Argentine President Cristina Fernandez de Kirchner lost a key grain export tax vote in the Senate on July 17 after a four- month farmers' strike that led to food shortages and higher inflation eroded her support. Moody's says it expects growth to slow, crimping tax revenue as Fernandez boosts spending.
``If revenues fail to keep up with spending, the government has little political leeway to sustain budget surpluses by cutting expenditures,'' Torres said in today's statement. ``At the same time, inflation is exacerbating political tensions, and a lack of credible official data on inflation raises questions about the government's ability and willingness to pay its debt.''
Government data puts annual inflation at 9.1 percent. S&P said on Aug. 11 that private estimates place it above 20 percent.
Uruguay Decouples
Moody's also said that it placed neighboring Uruguay's foreign- and local-currency bond ratings on review for a possible increase, citing strong growth and credit profile improvements. Argentina's 2001 debt default and financial meltdown had undercut Uruguay's smaller economy.
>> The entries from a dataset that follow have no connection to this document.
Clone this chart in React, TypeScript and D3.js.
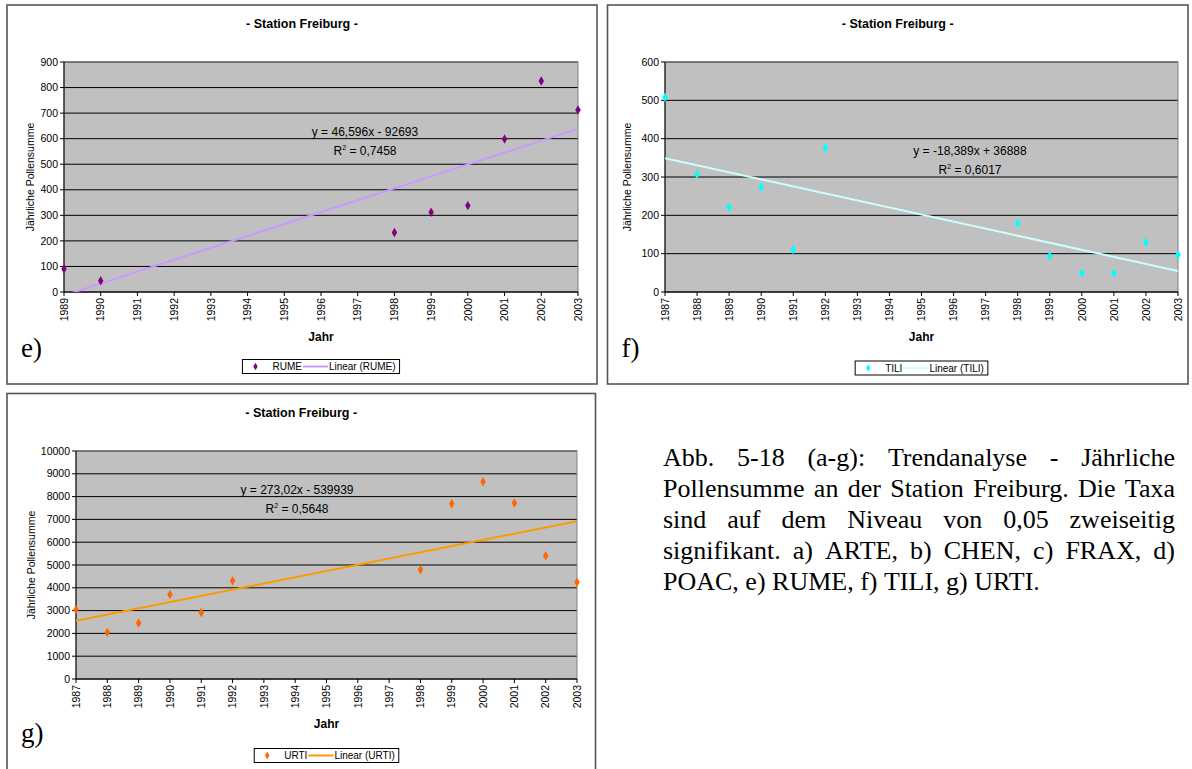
import React from 'react';
import * as d3 from 'd3';

// ---------- data ----------
const rumeYears = [1989, 1990, 1998, 1999, 2000, 2001, 2002, 2003];
const rumeValues = [90, 44, 233, 312, 338, 599, 826, 712];
const rumeTrend = [46.596, -92693];
const rumeXTicks = [1989, 1990, 1991, 1992, 1993, 1994, 1995, 1996, 1997, 1998, 1999, 2000, 2001, 2002, 2003];
const rumeYTicks = [0, 100, 200, 300, 400, 500, 600, 700, 800, 900];

const tiliYears = [1987, 1988, 1989, 1990, 1991, 1992, 1998, 1999, 2000, 2001, 2002, 2003];
const tiliValues = [508, 307, 221, 273, 110, 376, 179, 94, 49, 49, 130, 97];
const tiliTrend = [-18.389, 36888];
const fullXTicks = [1987, 1988, 1989, 1990, 1991, 1992, 1993, 1994, 1995, 1996, 1997, 1998, 1999, 2000, 2001, 2002, 2003];
const tiliYTicks = [0, 100, 200, 300, 400, 500, 600];

const urtiYears = [1987, 1988, 1989, 1990, 1991, 1992, 1998, 1999, 2000, 2001, 2002, 2003];
const urtiValues = [3040, 2045, 2455, 3710, 2920, 4310, 4795, 7690, 8650, 7720, 5410, 4240];
const urtiTrend = [273.02, -539939];
const urtiYTicks = [0, 1000, 2000, 3000, 4000, 5000, 6000, 7000, 8000, 9000, 10000];

const captionLines = [
  'Abb. 5-18 (a-g): Trendanalyse - Jährliche',
  'Pollensumme an der Station Freiburg. Die Taxa',
  'sind auf dem Niveau von 0,05 zweiseitig',
  'signifikant. a) ARTE, b) CHEN, c) FRAX, d)',
  'POAC, e) RUME, f) TILI, g) URTI.',
];

// ---------- style ----------
const SANS = "'Liberation Sans', Arial, sans-serif";
const SERIF = "'Liberation Serif', 'Times New Roman', serif";

let _ctx: CanvasRenderingContext2D | null = null;
function measure(text: string, font: string): number {
  if (!_ctx) _ctx = document.createElement('canvas').getContext('2d');
  _ctx!.font = font;
  return _ctx!.measureText(text).width;
}

type PanelCfg = {
  id: string;
  name: string;
  letter: string;
  years: number[];
  values: number[];
  trend: number[];
  xTicks: number[];
  yTicks: number[];
  box: [number, number, number, number];
  plot: [number, number, number, number];
  yLabelX: number;
  eqX: number;
  eqY: number;
  eqText: string;
  r2Text: string;
  marker: string;
  line: string;
  legendY: number;
  letterY: number;
};

const panels: PanelCfg[] = [
  {
    id: 'e', name: 'RUME', letter: 'e)',
    years: rumeYears, values: rumeValues, trend: rumeTrend,
    xTicks: rumeXTicks, yTicks: rumeYTicks,
    box: [7, 5, 597, 384], plot: [64, 62, 578, 292],
    yLabelX: 30, eqX: 365, eqY: 136,
    eqText: 'y = 46,596x - 92693', r2Text: ' = 0,7458',
    marker: '#800080', line: '#CC99FF', legendY: 359.5, letterY: 357,
  },
  {
    id: 'f', name: 'TILI', letter: 'f)',
    years: tiliYears, values: tiliValues, trend: tiliTrend,
    xTicks: fullXTicks, yTicks: tiliYTicks,
    box: [607.5, 5, 1188, 384], plot: [665, 62, 1178, 292],
    yLabelX: 627, eqX: 970, eqY: 155,
    eqText: 'y = -18,389x + 36888', r2Text: ' = 0,6017',
    marker: '#00FFFF', line: '#CCFFFF', legendY: 361, letterY: 357,
  },
  {
    id: 'g', name: 'URTI', letter: 'g)',
    years: urtiYears, values: urtiValues, trend: urtiTrend,
    xTicks: fullXTicks, yTicks: urtiYTicks,
    box: [7, 393.5, 595.5, 790], plot: [76, 451, 577, 679],
    yLabelX: 31, eqX: 297, eqY: 494,
    eqText: 'y = 273,02x - 539939', r2Text: ' = 0,5648',
    marker: '#FF6600', line: '#FF9900', legendY: 748.5, letterY: 742,
  },
];

const diamond = d3.symbol().type(d3.symbolDiamond).size(26)()!;

function Panel({ c }: { c: PanelCfg }) {
  const [bx0, by0, bx1, by1] = c.box;
  const [px0, py0, px1, py1] = c.plot;
  const x = d3.scaleLinear().domain([c.xTicks[0], c.xTicks[c.xTicks.length - 1]]).range([px0, px1]);
  const y = d3.scaleLinear().domain([0, c.yTicks[c.yTicks.length - 1]]).range([py1, py0]);
  const xd = x.domain();
  const trendPts: [number, number][] = xd.map((yr) => [yr, c.trend[0] * yr + c.trend[1]]);
  const trendPath = d3.line<[number, number]>().x((d) => x(d[0])).y((d) => y(d[1]))(trendPts)!;
  const cx = (bx0 + bx1) / 2;
  const titleY = by0 + 23;
  const pcx = (px0 + px1) / 2;

  // legend layout
  const lf = `10px ${SANS}`;
  const nameW = measure(c.name, lf);
  const lab = `Linear (${c.name})`;
  const labW = measure(lab, lf);
  const legW = 13 + 17 + nameW + 1 + 25 + 1 + labW + 4;
  const lx0 = pcx - legW / 2;
  const ly = c.legendY;
  const lh = 14;

  return (
    <g>
      <rect x={bx0} y={by0} width={bx1 - bx0} height={by1 - by0} fill="#fff" stroke="#555" strokeWidth={1.6} />
      <text x={cx} y={titleY} textAnchor="middle" fontFamily={SANS} fontWeight="bold" fontSize={12.5} fill="#000">
        - Station Freiburg -
      </text>
      <clipPath id={`clip-${c.id}`}>
        <rect x={px0} y={py0} width={px1 - px0} height={py1 - py0} />
      </clipPath>
      <rect x={px0} y={py0} width={px1 - px0} height={py1 - py0} fill="#C0C0C0" />
      {c.yTicks.map((t) => (
        <line key={`g${t}`} x1={px0} x2={px1} y1={y(t)} y2={y(t)} stroke="#000" strokeWidth={1} />
      ))}
      <rect x={px0} y={py0} width={px1 - px0} height={py1 - py0} fill="none" stroke="#808080" strokeWidth={1} />
      {/* axes */}
      <line x1={px0} x2={px0} y1={py0} y2={py1} stroke="#000" strokeWidth={1} />
      <line x1={px0} x2={px1} y1={py1} y2={py1} stroke="#000" strokeWidth={1} />
      {c.yTicks.map((t) => (
        <g key={`yt${t}`}>
          <line x1={px0 - 4} x2={px0} y1={y(t)} y2={y(t)} stroke="#000" />
          <text x={px0 - 6} y={y(t)} dy="0.35em" textAnchor="end" fontFamily={SANS} fontSize={10.5} fill="#000">
            {t}
          </text>
        </g>
      ))}
      {c.xTicks.map((t) => (
        <g key={`xt${t}`}>
          <line x1={x(t)} x2={x(t)} y1={py1} y2={py1 + 4} stroke="#000" />
          <text
            transform={`translate(${x(t)},${py1 + 6}) rotate(-90)`}
            dy="0.35em"
            textAnchor="end"
            fontFamily={SANS}
            fontSize={10.5}
            fill="#000"
          >
            {t}
          </text>
        </g>
      ))}
      <text
        transform={`translate(${c.yLabelX},${(py0 + py1) / 2}) rotate(-90)`}
        dy="0.35em"
        textAnchor="middle"
        fontFamily={SANS}
        fontSize={10.5}
        fill="#000"
      >
        Jährliche Pollensumme
      </text>
      <text x={pcx} y={py1 + 49} textAnchor="middle" fontFamily={SANS} fontWeight="bold" fontSize={12} fill="#000">
        Jahr
      </text>
      {/* trend */}
      <path d={trendPath} fill="none" stroke={c.line} strokeWidth={2} clipPath={`url(#clip-${c.id})`} />
      {/* points */}
      {c.years.map((yr, i) => (
        <path key={`p${yr}`} d={diamond} transform={`translate(${x(yr)},${y(c.values[i])})`} fill={c.marker} />
      ))}
      {/* equation */}
      <text x={c.eqX} y={c.eqY} textAnchor="middle" fontFamily={SANS} fontSize={12} fill="#000">
        {c.eqText}
      </text>
      <text x={c.eqX} y={c.eqY + 18.5} textAnchor="middle" fontFamily={SANS} fontSize={12} fill="#000">
        R<tspan fontSize={7} dy={-5}>2</tspan>
        <tspan dy={5}>{c.r2Text}</tspan>
      </text>
      {/* legend */}
      <rect x={lx0} y={ly} width={legW} height={lh} fill="#fff" stroke="#000" strokeWidth={1} />
      <path d={diamond} transform={`translate(${lx0 + 13},${ly + lh / 2}) scale(0.8)`} fill={c.marker} />
      <text x={lx0 + 30} y={ly + lh / 2} dy="0.35em" fontFamily={SANS} fontSize={10} fill="#000">
        {c.name}
      </text>
      <line
        x1={lx0 + 30 + nameW + 1}
        x2={lx0 + 30 + nameW + 26}
        y1={ly + lh / 2}
        y2={ly + lh / 2}
        stroke={c.line}
        strokeWidth={2}
      />
      <text x={lx0 + 30 + nameW + 27} y={ly + lh / 2} dy="0.35em" fontFamily={SANS} fontSize={10} fill="#000">
        {lab}
      </text>
      {/* panel letter */}
      <text x={bx0 + 14} y={c.letterY} fontFamily={SERIF} fontSize={27} fill="#000">
        {c.letter}
      </text>
    </g>
  );
}

function Caption() {
  const fs = 26;
  const font = `${fs}px ${SERIF}`;
  const left = 663;
  const right = 1175;
  const width = right - left;
  const baseY = 466;
  const lh = 31;
  return (
    <g fontFamily={SERIF} fontSize={fs} fill="#000">
      {captionLines.map((line, li) => {
        const words = line.split(' ');
        const last = li === captionLines.length - 1;
        const ws = words.map((w) => measure(w, font));
        const total = ws.reduce((a, b) => a + b, 0);
        const space = measure(' ', font);
        const gap = last || words.length < 2 ? space : (width - total) / (words.length - 1);
        let cur = left;
        return words.map((w, i) => {
          const xx = cur;
          cur += ws[i] + gap;
          return (
            <text key={`${li}-${i}`} x={xx} y={baseY + li * lh}>
              {w}
            </text>
          );
        });
      })}
    </g>
  );
}

export default function App() {
  return (
    <svg
      width={1192}
      height={769}
      viewBox="0 0 1192 769"
      style={{ position: 'absolute', left: 0, top: 0, background: '#fff' }}
    >
      <rect x={0} y={0} width={1192} height={769} fill="#fff" />
      {panels.map((c) => (
        <Panel key={c.id} c={c} />
      ))}
      <Caption />
    </svg>
  );
}
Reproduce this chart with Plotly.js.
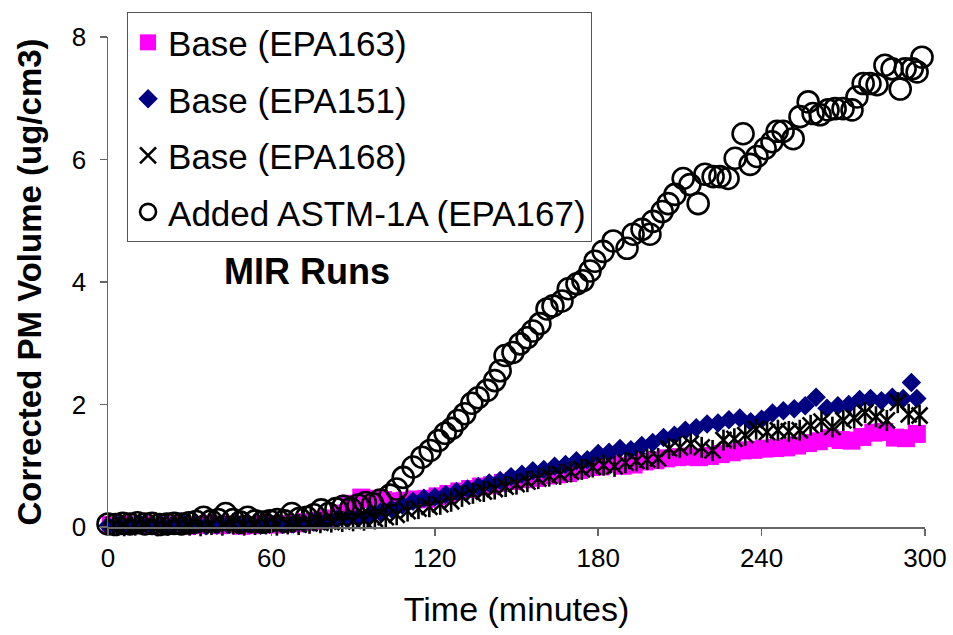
<!DOCTYPE html>
<html>
<head>
<meta charset="utf-8">
<script src="https://cdn.plot.ly/plotly-3.0.1.min.js"></script>
<style>html,body{margin:0;padding:0;background:#fff;}#chart{width:953px;height:635px;}</style>
</head>
<body>
<div id="chart"></div>
<script>
// ---- Data ----
var seriesNames = ["Base (EPA163)", "Base (EPA151)", "Base (EPA168)", "Added ASTM-1A (EPA167)"];
var xTicks = [0, 60, 120, 180, 240, 300];
var yTicks = [0, 2, 4, 6, 8];

var tEPA163 = [1,5,9,13,17,21,25,29,33,37,41,45,49,53,57,61,65,69,73,77,81,85,89,93,97,101,105,109,113,117,121,125,129,133,137,141,145,149,153,157,161,165,169,173,177,181,185,189,193,197,201,205,209,213,217,221,225,229,233,237,241,245,249,253,257,261,265,269,273,277,281,285,289,293,297];
var vEPA163 = [0.03,0.02,0.04,0.03,0.02,0.03,0.04,0.02,0.03,0.05,0.03,0.04,0.02,0.03,0.05,0.04,0.05,0.06,0.08,0.10,0.14,0.22,0.38,0.48,0.46,0.44,0.42,0.43,0.45,0.46,0.50,0.54,0.58,0.62,0.66,0.68,0.72,0.75,0.78,0.80,0.84,0.86,0.88,0.93,0.98,0.99,1.04,1.00,1.02,1.07,1.09,1.12,1.14,1.15,1.14,1.16,1.19,1.22,1.25,1.26,1.28,1.29,1.30,1.33,1.37,1.40,1.45,1.42,1.41,1.47,1.54,1.55,1.46,1.45,1.52];

var tEPA151 = [0,4,8,12,16,20,24,28,32,36,40,44,48,52,56,60,64,68,72,76,80,84,88,92,96,100,104,108,112,116,120,124,128,132,136,140,144,148,152,156,160,164,168,172,176,180,184,188,192,196,200,204,208,212,216,220,224,228,232,236,240,244,248,252,256,260,264,268,272,276,280,284,288,292,295,297];
var vEPA151 = [0.02,0.03,0.02,0.04,0.03,0.02,0.03,0.04,0.03,0.02,0.03,0.04,0.03,0.04,0.03,0.05,0.04,0.05,0.06,0.08,0.10,0.12,0.14,0.16,0.20,0.24,0.30,0.36,0.42,0.47,0.49,0.53,0.58,0.62,0.66,0.72,0.76,0.82,0.86,0.92,0.94,0.99,1.02,1.08,1.10,1.20,1.22,1.28,1.26,1.33,1.38,1.46,1.50,1.58,1.62,1.68,1.70,1.75,1.78,1.72,1.76,1.86,1.90,1.93,1.98,2.12,1.94,1.98,2.00,2.08,2.10,2.06,2.12,2.10,2.36,2.10];

var tEPA168 = [2,6,10,14,18,22,26,30,34,38,42,46,50,54,58,62,66,70,74,78,82,86,90,94,98,102,106,110,114,118,122,126,130,134,138,142,146,150,154,158,162,166,170,174,178,182,186,190,194,198,202,206,210,214,218,222,226,230,234,238,242,246,250,254,258,262,266,270,274,278,282,286,290,294,298];
var vEPA168 = [0.03,0.02,0.03,0.04,0.02,0.03,0.04,0.03,0.02,0.04,0.03,0.05,0.03,0.04,0.05,0.03,0.05,0.04,0.06,0.07,0.08,0.09,0.10,0.11,0.13,0.16,0.20,0.26,0.30,0.33,0.37,0.42,0.50,0.55,0.58,0.62,0.66,0.70,0.74,0.79,0.83,0.86,0.90,0.94,0.98,1.01,0.99,1.05,1.08,1.10,1.12,1.28,1.30,1.36,1.30,1.25,1.42,1.44,1.50,1.60,1.55,1.58,1.56,1.58,1.66,1.72,1.63,1.74,1.78,1.87,1.80,1.74,2.03,1.84,1.82];

var tEPA167 = [0,2.7,5.4,8.1,10.8,13.5,16.2,18.9,21.6,24.3,27,29.7,32.4,35.1,37.8,40.5,43.2,45.9,48.6,51.3,54,56.7,59.4,62.1,64.8,67.5,70.2,72.9,75.6,78.3,81,83.7,86.4,89.1,91.8,94.5,97.2,99.9,103.6,106,108.4,112,115.3,118.3,121.3,123.8,126.3,128.5,131,133.6,135.9,139.2,142,144,145.8,148.7,151.3,153.9,156,158.6,161.2,163.4,166.7,169,172.2,174.4,177,178.8,181.8,185.5,190.6,192.8,196.1,199,200.1,203.5,205.7,208.2,211.2,213.7,216.7,219.2,222.2,224.7,227.7,230.3,233.2,235.8,238.3,241.3,243.8,245.7,247.9,251.6,254.1,257.1,258.9,261.5,264.4,267,269.9,273.2,275,277.3,279.8,282.4,285.3,287.9,290.9,292.7,295.3,297.1,298.9];
var vEPA167 = [0.05,0.04,0.06,0.05,0.07,0.05,0.06,0.04,0.05,0.06,0.05,0.07,0.09,0.16,0.10,0.12,0.22,0.12,0.08,0.16,0.10,0.08,0.10,0.12,0.10,0.22,0.14,0.16,0.20,0.28,0.22,0.30,0.34,0.30,0.36,0.40,0.38,0.44,0.52,0.62,0.81,0.98,1.14,1.25,1.41,1.53,1.61,1.74,1.85,2.02,2.11,2.23,2.39,2.55,2.80,2.85,2.99,3.09,3.20,3.32,3.56,3.61,3.69,3.89,3.97,4.02,4.18,4.34,4.50,4.67,4.55,4.78,4.86,4.78,4.99,5.15,5.28,5.43,5.69,5.59,5.28,5.76,5.72,5.72,5.69,6.02,6.42,5.92,6.05,6.18,6.29,6.46,6.46,6.34,6.70,6.94,6.75,6.73,6.81,6.83,6.83,6.81,7.02,7.24,7.24,7.22,7.54,7.48,7.15,7.48,7.48,7.43,7.67];

// ---- Traces ----
var FONT = "Liberation Sans, Arial, sans-serif";
var traces = [
  {x: tEPA163, y: vEPA163, name: seriesNames[0], type: "scatter", mode: "markers", cliponaxis: false,
   legendgroup: "g1",
   marker: {symbol: "square", size: 18, color: "#FF00FF", line: {width: 0}}},
  {x: tEPA151, y: vEPA151, name: seriesNames[1], type: "scatter", mode: "markers", cliponaxis: false,
   legendgroup: "g2",
   marker: {symbol: "diamond", size: 15, color: "#000080", line: {width: 0}}},
  {x: tEPA168, y: vEPA168, name: seriesNames[2], type: "scatter", mode: "markers", cliponaxis: false,
   legendgroup: "g3", showlegend: false, hoverinfo: "skip",
   marker: {symbol: "line-ns-open", size: 15, color: "#000000", line: {width: 2.6, color: "#000000"}}},
  {x: tEPA168, y: vEPA168, name: seriesNames[2], type: "scatter", mode: "markers", cliponaxis: false,
   legendgroup: "g3",
   marker: {symbol: "x-thin-open", size: 16, color: "#000000", line: {width: 2.6, color: "#000000"}}},
  {x: tEPA167, y: vEPA167, name: seriesNames[3], type: "scatter", mode: "markers", cliponaxis: false,
   legendgroup: "g4",
   marker: {symbol: "circle-open", size: 21, color: "#000000", line: {width: 2.6, color: "#000000"}}}
];

var layout = {
  width: 953, height: 635,
  margin: {l: 108, r: 28, t: 35, b: 108, pad: 0},
  paper_bgcolor: "#ffffff", plot_bgcolor: "#ffffff",
  font: {family: FONT, color: "#000000"},
  showlegend: true,
  legend: {
    x: 0.0233, y: 1.0508, xanchor: "left", yanchor: "top",
    bgcolor: "#ffffff", bordercolor: "#555555", borderwidth: 1,
    font: {family: FONT, size: 35, color: "#000000"},
    tracegroupgap: 8, itemsizing: "trace"
  },
  xaxis: {
    range: [0, 300], tickvals: xTicks, ticktext: xTicks.map(String),
    showgrid: false, zeroline: false, showline: true, linecolor: "#666666", linewidth: 1.5,
    ticks: "outside", ticklen: 7, tickwidth: 1.5, tickcolor: "#666666",
    tickfont: {family: FONT, size: 26, color: "#000000"},
    title: {text: "Time (minutes)", font: {family: FONT, size: 34, color: "#000000"}, standoff: 25},
    fixedrange: true
  },
  yaxis: {
    range: [0, 8], tickvals: yTicks, ticktext: yTicks.map(String),
    showgrid: false, zeroline: false, showline: true, linecolor: "#666666", linewidth: 1.5,
    ticks: "outside", ticklen: 7, tickwidth: 1.5, tickcolor: "#666666",
    tickfont: {family: FONT, size: 26, color: "#000000"},
    ticklabelstandoff: 8,
    title: {text: "<b>Corrected PM Volume (ug/cm3)</b>", font: {family: FONT, size: 33, color: "#000000"}, standoff: 20},
    fixedrange: true
  },
  annotations: [{
    text: "<b>MIR Runs</b>", xref: "paper", yref: "paper", x: 0.2436, y: 0.5224,
    xanchor: "center", yanchor: "middle", showarrow: false,
    font: {family: FONT, size: 36, color: "#000000"}
  }]
};

Plotly.newPlot("chart", traces, layout, {displayModeBar: false, staticPlot: true});
</script>
</body>
</html>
``In the past few years, Uruguay has been able to diversify its economy away a bit from the Argentine economy,'' expanding its base of trading partners worldwide, said Pablo Morra, an economist with Goldman Sachs Group Inc. in New York. ``Uruguay can still do well even if Argentina weakens significantly.''
Argentine bonds climbed for a fourth day, buoyed by a government plan to repurchase debt. The government started the program after its bonds plummeted last week following an Aug. 2 news conference in which Fernandez defended government policies and inflation data.
The yield on Argentina's inflation-linked peso bonds due in December 2033 fell 13 basis points, or 0.13 percentage point, today to 9.896 percent, according to Citigroup Inc.'s local unit.